Exercise objective
Copy all lines below exactly as written. Leave pictures out.

+ + +

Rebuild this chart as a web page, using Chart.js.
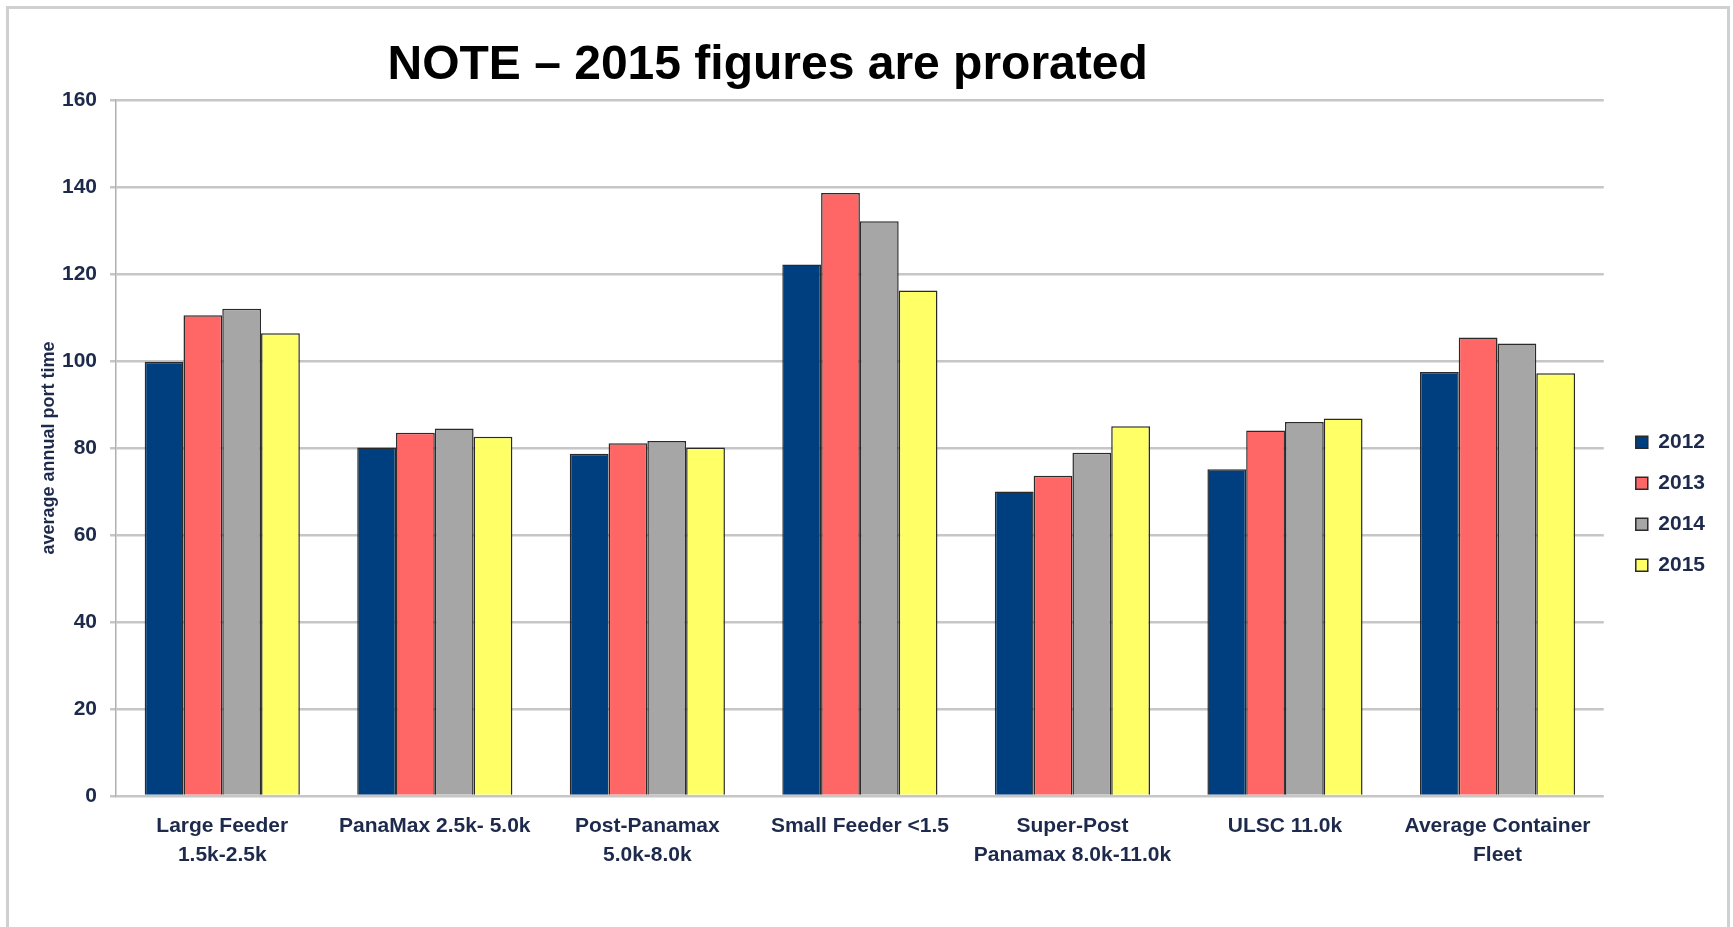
<!DOCTYPE html>
<html><head><meta charset="utf-8">
<script src="https://cdn.jsdelivr.net/npm/chart.js@4.4.1/dist/chart.umd.min.js"></script>
<style>
html,body{margin:0;padding:0;background:#fff;}
#wrap{position:relative;width:1733px;height:927px;overflow:hidden;}
#frame{position:absolute;left:6px;top:6px;width:1724px;height:960px;border:3px solid #d0d0d0;box-sizing:border-box;pointer-events:none;}
canvas{position:absolute;left:0;top:0;}
</style></head><body>
<div id="wrap"><canvas id="c" width="1733" height="927"></canvas><div id="frame"></div></div>
<script>
const titleText = 'NOTE \u2013 2015 figures are prorated';
const yAxisTitle = 'average annual port time';
const categories = [
  ['Large Feeder', '1.5k-2.5k'],
  ['PanaMax 2.5k- 5.0k'],
  ['Post-Panamax', '5.0k-8.0k'],
  ['Small Feeder <1.5'],
  ['Super-Post', 'Panamax 8.0k-11.0k'],
  ['ULSC 11.0k'],
  ['Average Container', 'Fleet']
];
const seriesNames = ['2012', '2013', '2014', '2015'];
const values2012 = [99.8, 80.1, 78.7, 122.2, 70.0, 75.1, 97.5];
const values2013 = [110.5, 83.5, 81.1, 138.6, 73.6, 84.0, 105.4];
const values2014 = [112.0, 84.5, 81.6, 132.1, 78.9, 86.0, 104.0];
const values2015 = [106.4, 82.6, 80.1, 116.2, 85.0, 86.8, 97.2];
const yTicks = [0, 20, 40, 60, 80, 100, 120, 140, 160];

const seriesColors = ['#003f7f', '#ff6666', '#a6a6a6', '#ffff66'];
const navy = '#1e2a4c';
const FONT = '"Liberation Sans", Arial, sans-serif';

const titlePlugin = {
  id: 'noteTitle',
  afterDraw(chart) {
    const ctx = chart.ctx, a = chart.chartArea;
    ctx.save();
    ctx.font = 'bold 48px ' + FONT;
    ctx.fillStyle = '#000';
    ctx.textAlign = 'center';
    ctx.textBaseline = 'alphabetic';
    ctx.fillText(titleText, a.left + (a.right - a.left) * 0.438, a.top - 21);
    ctx.restore();
  }
};

const legendShift = {
  id: 'legendShift',
  afterLayout(chart) {
    const lg = chart.legend;
    if (lg) { lg.left += 12; lg.right += 12; }
  }
};

const allValues = [values2012, values2013, values2014, values2015];
new Chart(document.getElementById('c'), {
  type: 'bar',
  data: {
    labels: categories,
    datasets: seriesNames.map((n, i) => ({
      label: n,
      data: allValues[i],
      backgroundColor: seriesColors[i],
      borderColor: '#2a2a2a',
      borderWidth: 1.5,
      categoryPercentage: 0.73,
      barPercentage: 1.0
    }))
  },
  options: {
    responsive: false,
    devicePixelRatio: 1,
    animation: false,
    layout: { padding: { left: 30, top: 100, right: 30, bottom: 31 } },
    plugins: {
      title: { display: false },
      tooltip: { enabled: false },
      legend: {
        position: 'right',
        align: 'center',
        title: { display: true, text: '', padding: 1, font: { size: 8 } },
        labels: {
          boxWidth: 12, boxHeight: 12, padding: 20,
          color: navy,
          font: { family: FONT, size: 21, weight: 'bold' }
        }
      }
    },
    scales: {
      x: {
        grid: { display: false, drawTicks: false },
        border: { display: false },
        ticks: {
          color: navy, padding: 16, maxRotation: 0, autoSkip: false,
          font: { family: FONT, size: 21, weight: 'bold', lineHeight: 1.36 }
        },
        afterFit(s) { s.height = 100; }
      },
      y: {
        min: 0, max: 160,
        afterBuildTicks(s) { s.ticks = yTicks.map(v => ({ value: v })); },
        grid: { color: '#c6c6c6', lineWidth: 2.5, tickLength: 6, drawTicks: true },
        border: { display: true, color: '#b0b0b0', width: 1.5 },
        ticks: {
          color: navy, padding: 13,
          font: { family: FONT, size: 21, weight: 'bold' }
        },
        title: {
          display: true, text: yAxisTitle, color: navy,
          padding: { top: 8, bottom: 0 },
          font: { family: FONT, size: 18, weight: 'bold' }
        },
        afterFit(s) { s.width = 86; }
      }
    }
  },
  plugins: [titlePlugin, legendShift]
});
</script>
</body></html>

+ + +

Completed task
Rebuild this chart as a web page, using Chart.js.
<!DOCTYPE html>
<html><head><meta charset="utf-8">
<script src="https://cdn.jsdelivr.net/npm/chart.js@4.4.1/dist/chart.umd.min.js"></script>
<style>
html,body{margin:0;padding:0;background:#fff;}
#wrap{position:relative;width:1733px;height:927px;overflow:hidden;}
#frame{position:absolute;left:6px;top:6px;width:1724px;height:960px;border:3px solid #d0d0d0;box-sizing:border-box;pointer-events:none;}
canvas{position:absolute;left:0;top:0;}
</style></head><body>
<div id="wrap"><canvas id="c" width="1733" height="927"></canvas><div id="frame"></div></div>
<script>
const titleText = 'NOTE \u2013 2015 figures are prorated';
const yAxisTitle = 'average annual port time';
const categories = [
  ['Large Feeder', '1.5k-2.5k'],
  ['PanaMax 2.5k- 5.0k'],
  ['Post-Panamax', '5.0k-8.0k'],
  ['Small Feeder <1.5'],
  ['Super-Post', 'Panamax 8.0k-11.0k'],
  ['ULSC 11.0k'],
  ['Average Container', 'Fleet']
];
const seriesNames = ['2012', '2013', '2014', '2015'];
const values2012 = [99.8, 80.1, 78.7, 122.2, 70.0, 75.1, 97.5];
const values2013 = [110.5, 83.5, 81.1, 138.6, 73.6, 84.0, 105.4];
const values2014 = [112.0, 84.5, 81.6, 132.1, 78.9, 86.0, 104.0];
const values2015 = [106.4, 82.6, 80.1, 116.2, 85.0, 86.8, 97.2];
const yTicks = [0, 20, 40, 60, 80, 100, 120, 140, 160];

const seriesColors = ['#003f7f', '#ff6666', '#a6a6a6', '#ffff66'];
const navy = '#1e2a4c';
const FONT = '"Liberation Sans", Arial, sans-serif';

const titlePlugin = {
  id: 'noteTitle',
  afterDraw(chart) {
    const ctx = chart.ctx, a = chart.chartArea;
    ctx.save();
    ctx.font = 'bold 48px ' + FONT;
    ctx.fillStyle = '#000';
    ctx.textAlign = 'center';
    ctx.textBaseline = 'alphabetic';
    ctx.fillText(titleText, a.left + (a.right - a.left) * 0.438, a.top - 21);
    ctx.restore();
  }
};

const legendShift = {
  id: 'legendShift',
  afterLayout(chart) {
    const lg = chart.legend;
    if (lg) { lg.left += 12; lg.right += 12; }
  }
};

const allValues = [values2012, values2013, values2014, values2015];
new Chart(document.getElementById('c'), {
  type: 'bar',
  data: {
    labels: categories,
    datasets: seriesNames.map((n, i) => ({
      label: n,
      data: allValues[i],
      backgroundColor: seriesColors[i],
      borderColor: '#2a2a2a',
      borderWidth: 1.5,
      categoryPercentage: 0.73,
      barPercentage: 1.0
    }))
  },
  options: {
    responsive: false,
    devicePixelRatio: 1,
    animation: false,
    layout: { padding: { left: 30, top: 100, right: 30, bottom: 31 } },
    plugins: {
      title: { display: false },
      tooltip: { enabled: false },
      legend: {
        position: 'right',
        align: 'center',
        title: { display: true, text: '', padding: 1, font: { size: 8 } },
        labels: {
          boxWidth: 12, boxHeight: 12, padding: 20,
          color: navy,
          font: { family: FONT, size: 21, weight: 'bold' }
        }
      }
    },
    scales: {
      x: {
        grid: { display: false, drawTicks: false },
        border: { display: false },
        ticks: {
          color: navy, padding: 16, maxRotation: 0, autoSkip: false,
          font: { family: FONT, size: 21, weight: 'bold', lineHeight: 1.36 }
        },
        afterFit(s) { s.height = 100; }
      },
      y: {
        min: 0, max: 160,
        afterBuildTicks(s) { s.ticks = yTicks.map(v => ({ value: v })); },
        grid: { color: '#c6c6c6', lineWidth: 2.5, tickLength: 6, drawTicks: true },
        border: { display: true, color: '#b0b0b0', width: 1.5 },
        ticks: {
          color: navy, padding: 13,
          font: { family: FONT, size: 21, weight: 'bold' }
        },
        title: {
          display: true, text: yAxisTitle, color: navy,
          padding: { top: 8, bottom: 0 },
          font: { family: FONT, size: 18, weight: 'bold' }
        },
        afterFit(s) { s.width = 86; }
      }
    }
  },
  plugins: [titlePlugin, legendShift]
});
</script>
</body></html>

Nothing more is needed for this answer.